# Problem to solve
Using the material below, print a verbatim copy of every line from the one containing "Give me the TikZ source for this diagram." through the one containing "Write the TikZ code for this diagram.", inclusive, and omit the pictures.

───── Records shown

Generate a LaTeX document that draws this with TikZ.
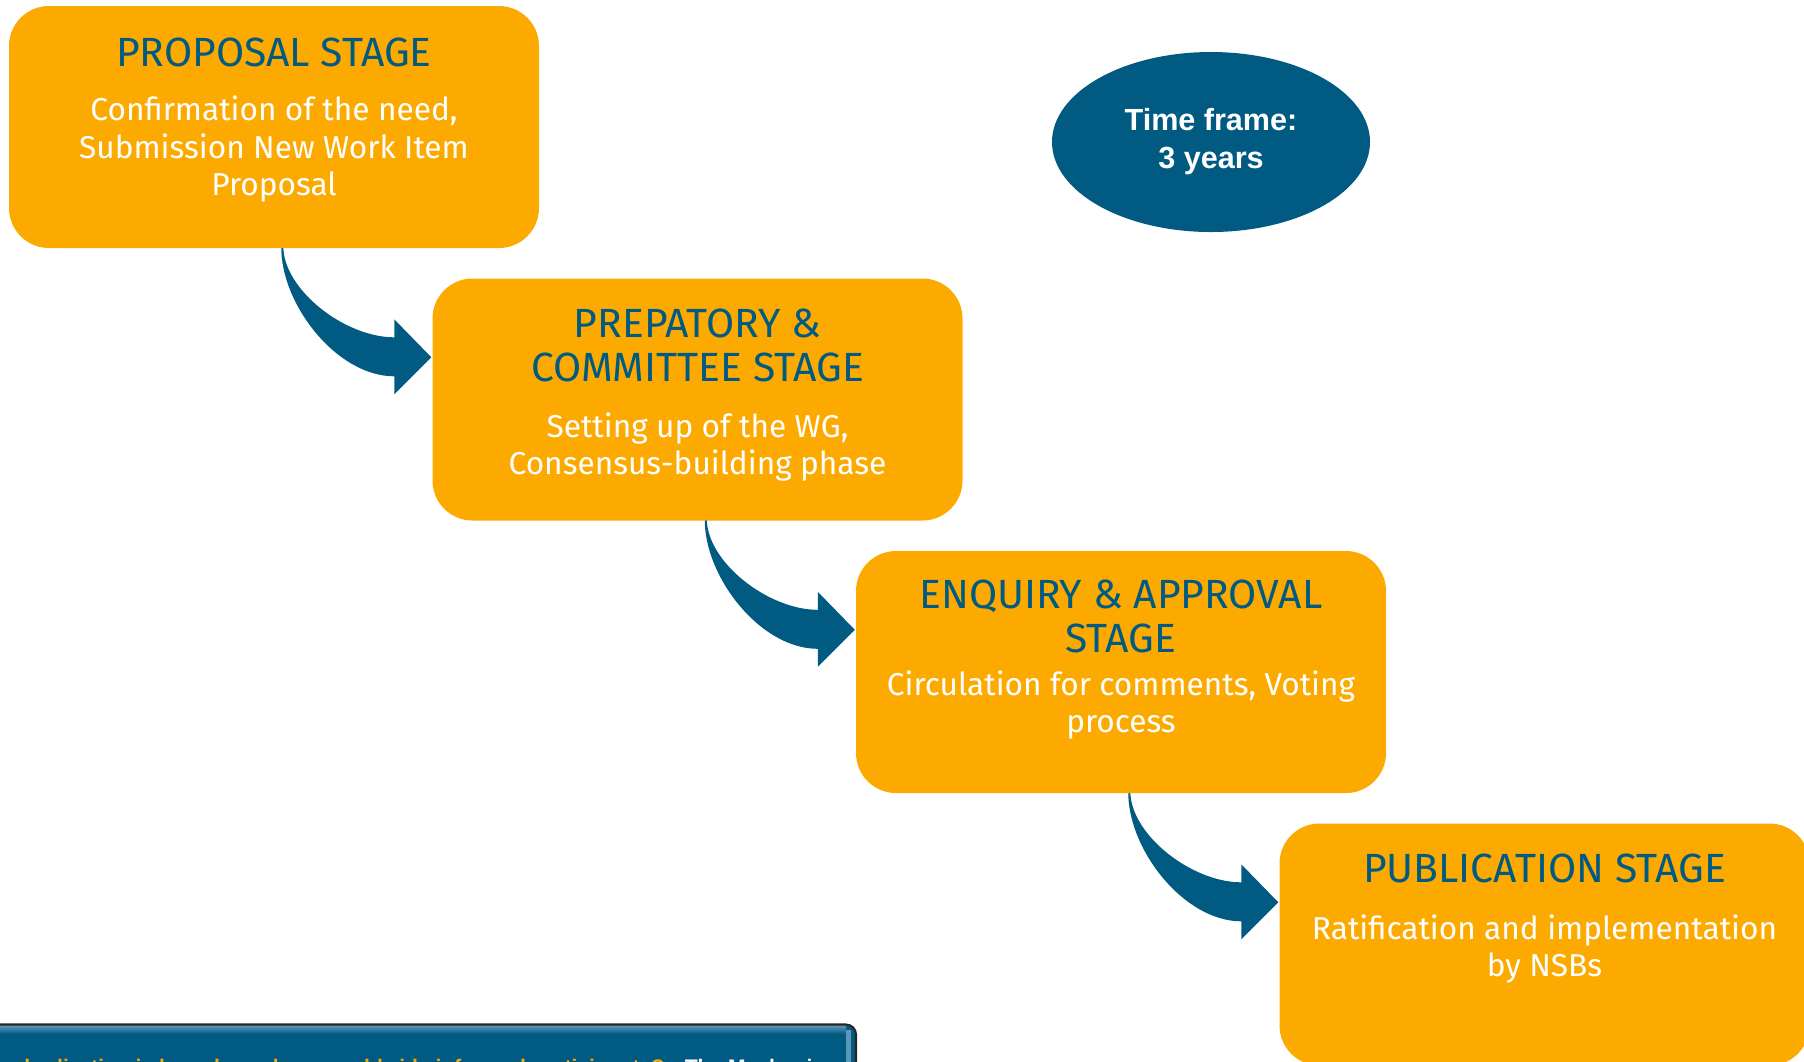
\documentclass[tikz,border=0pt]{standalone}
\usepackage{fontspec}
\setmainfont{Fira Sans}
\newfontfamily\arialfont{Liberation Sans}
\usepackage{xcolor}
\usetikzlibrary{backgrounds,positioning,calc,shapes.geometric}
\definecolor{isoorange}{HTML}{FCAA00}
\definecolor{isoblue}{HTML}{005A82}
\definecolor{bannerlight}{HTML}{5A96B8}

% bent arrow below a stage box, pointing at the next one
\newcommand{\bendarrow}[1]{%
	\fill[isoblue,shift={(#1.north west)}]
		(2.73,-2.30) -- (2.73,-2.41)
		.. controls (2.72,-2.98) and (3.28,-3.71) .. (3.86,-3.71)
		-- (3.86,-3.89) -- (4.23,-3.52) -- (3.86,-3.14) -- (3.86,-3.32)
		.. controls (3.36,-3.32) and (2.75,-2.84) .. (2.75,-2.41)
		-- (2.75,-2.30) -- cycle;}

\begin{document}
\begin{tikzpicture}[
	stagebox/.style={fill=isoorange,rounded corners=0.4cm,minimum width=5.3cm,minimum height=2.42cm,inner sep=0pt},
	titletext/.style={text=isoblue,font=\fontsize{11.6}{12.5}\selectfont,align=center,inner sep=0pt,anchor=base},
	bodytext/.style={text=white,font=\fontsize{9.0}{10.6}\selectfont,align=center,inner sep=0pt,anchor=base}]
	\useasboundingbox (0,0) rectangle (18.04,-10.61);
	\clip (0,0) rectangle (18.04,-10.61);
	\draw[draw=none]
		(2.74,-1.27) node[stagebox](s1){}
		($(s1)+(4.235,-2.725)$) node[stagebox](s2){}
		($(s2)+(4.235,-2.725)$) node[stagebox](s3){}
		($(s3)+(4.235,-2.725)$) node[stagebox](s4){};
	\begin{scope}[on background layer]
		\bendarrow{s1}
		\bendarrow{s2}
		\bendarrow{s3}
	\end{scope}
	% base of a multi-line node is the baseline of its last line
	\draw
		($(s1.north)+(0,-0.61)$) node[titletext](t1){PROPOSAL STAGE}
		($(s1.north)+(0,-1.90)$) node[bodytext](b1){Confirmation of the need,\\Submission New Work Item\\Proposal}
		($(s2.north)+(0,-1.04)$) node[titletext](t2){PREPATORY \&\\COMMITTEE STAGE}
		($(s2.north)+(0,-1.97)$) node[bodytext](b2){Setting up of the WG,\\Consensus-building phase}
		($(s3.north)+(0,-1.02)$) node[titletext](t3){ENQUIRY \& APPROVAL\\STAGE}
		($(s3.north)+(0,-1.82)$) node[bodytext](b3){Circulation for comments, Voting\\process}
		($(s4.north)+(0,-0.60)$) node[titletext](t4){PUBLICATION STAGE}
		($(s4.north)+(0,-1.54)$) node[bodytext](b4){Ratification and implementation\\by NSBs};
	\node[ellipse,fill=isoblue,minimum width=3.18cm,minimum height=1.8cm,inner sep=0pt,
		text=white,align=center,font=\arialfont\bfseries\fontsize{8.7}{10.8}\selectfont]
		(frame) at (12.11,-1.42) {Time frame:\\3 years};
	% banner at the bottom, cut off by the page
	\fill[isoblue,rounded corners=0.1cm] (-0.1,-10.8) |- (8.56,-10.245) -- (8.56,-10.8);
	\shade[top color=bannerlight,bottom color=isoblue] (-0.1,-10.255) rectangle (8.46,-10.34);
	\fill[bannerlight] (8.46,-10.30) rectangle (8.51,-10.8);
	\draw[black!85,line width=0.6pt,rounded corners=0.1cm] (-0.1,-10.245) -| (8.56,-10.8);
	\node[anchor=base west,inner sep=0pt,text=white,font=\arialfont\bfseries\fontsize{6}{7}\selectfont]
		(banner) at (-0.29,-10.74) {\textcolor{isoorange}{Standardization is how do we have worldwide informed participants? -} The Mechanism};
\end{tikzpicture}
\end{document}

──────────
───── Records shown

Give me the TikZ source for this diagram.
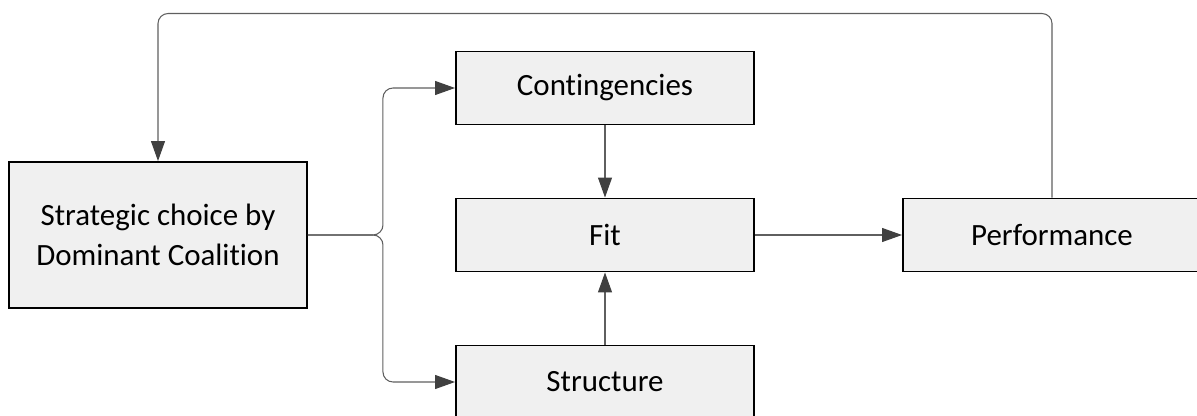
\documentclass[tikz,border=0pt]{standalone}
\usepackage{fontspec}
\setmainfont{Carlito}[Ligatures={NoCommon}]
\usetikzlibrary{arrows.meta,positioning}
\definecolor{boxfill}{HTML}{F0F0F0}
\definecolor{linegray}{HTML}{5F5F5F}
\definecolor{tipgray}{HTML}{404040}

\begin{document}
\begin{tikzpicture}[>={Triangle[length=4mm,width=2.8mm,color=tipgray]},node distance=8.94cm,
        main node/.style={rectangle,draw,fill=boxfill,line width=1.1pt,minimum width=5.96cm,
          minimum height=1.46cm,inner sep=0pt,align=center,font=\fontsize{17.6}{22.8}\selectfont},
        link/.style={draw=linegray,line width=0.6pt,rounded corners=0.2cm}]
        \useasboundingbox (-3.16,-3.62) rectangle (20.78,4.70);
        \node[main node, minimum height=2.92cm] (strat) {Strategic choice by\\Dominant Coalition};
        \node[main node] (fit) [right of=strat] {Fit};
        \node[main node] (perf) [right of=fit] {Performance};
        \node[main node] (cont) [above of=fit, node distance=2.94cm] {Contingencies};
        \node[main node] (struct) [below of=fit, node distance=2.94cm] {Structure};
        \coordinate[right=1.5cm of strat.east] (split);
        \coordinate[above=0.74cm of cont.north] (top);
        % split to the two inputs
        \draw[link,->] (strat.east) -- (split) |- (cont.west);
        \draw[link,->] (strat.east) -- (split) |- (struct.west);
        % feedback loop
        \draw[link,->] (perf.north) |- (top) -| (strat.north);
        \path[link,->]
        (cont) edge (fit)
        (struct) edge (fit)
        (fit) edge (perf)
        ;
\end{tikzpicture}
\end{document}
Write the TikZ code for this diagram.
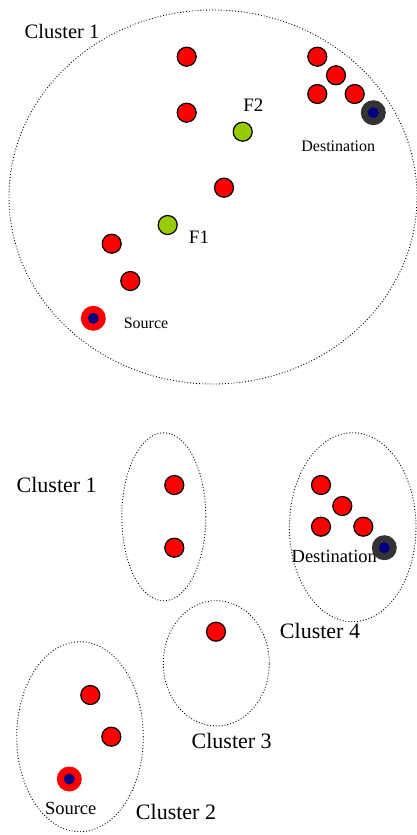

──────────

# Finished task
Give me the TikZ source for this diagram.
\documentclass[tikz,border=0pt]{standalone}
\usepackage{fontspec}
\setmainfont{Carlito}[Ligatures={NoCommon}]
\usetikzlibrary{arrows.meta,positioning}
\definecolor{boxfill}{HTML}{F0F0F0}
\definecolor{linegray}{HTML}{5F5F5F}
\definecolor{tipgray}{HTML}{404040}

\begin{document}
\begin{tikzpicture}[>={Triangle[length=4mm,width=2.8mm,color=tipgray]},node distance=8.94cm,
        main node/.style={rectangle,draw,fill=boxfill,line width=1.1pt,minimum width=5.96cm,
          minimum height=1.46cm,inner sep=0pt,align=center,font=\fontsize{17.6}{22.8}\selectfont},
        link/.style={draw=linegray,line width=0.6pt,rounded corners=0.2cm}]
        \useasboundingbox (-3.16,-3.62) rectangle (20.78,4.70);
        \node[main node, minimum height=2.92cm] (strat) {Strategic choice by\\Dominant Coalition};
        \node[main node] (fit) [right of=strat] {Fit};
        \node[main node] (perf) [right of=fit] {Performance};
        \node[main node] (cont) [above of=fit, node distance=2.94cm] {Contingencies};
        \node[main node] (struct) [below of=fit, node distance=2.94cm] {Structure};
        \coordinate[right=1.5cm of strat.east] (split);
        \coordinate[above=0.74cm of cont.north] (top);
        % split to the two inputs
        \draw[link,->] (strat.east) -- (split) |- (cont.west);
        \draw[link,->] (strat.east) -- (split) |- (struct.west);
        % feedback loop
        \draw[link,->] (perf.north) |- (top) -| (strat.north);
        \path[link,->]
        (cont) edge (fit)
        (struct) edge (fit)
        (fit) edge (perf)
        ;
\end{tikzpicture}
\end{document}
Write the TikZ code for this diagram.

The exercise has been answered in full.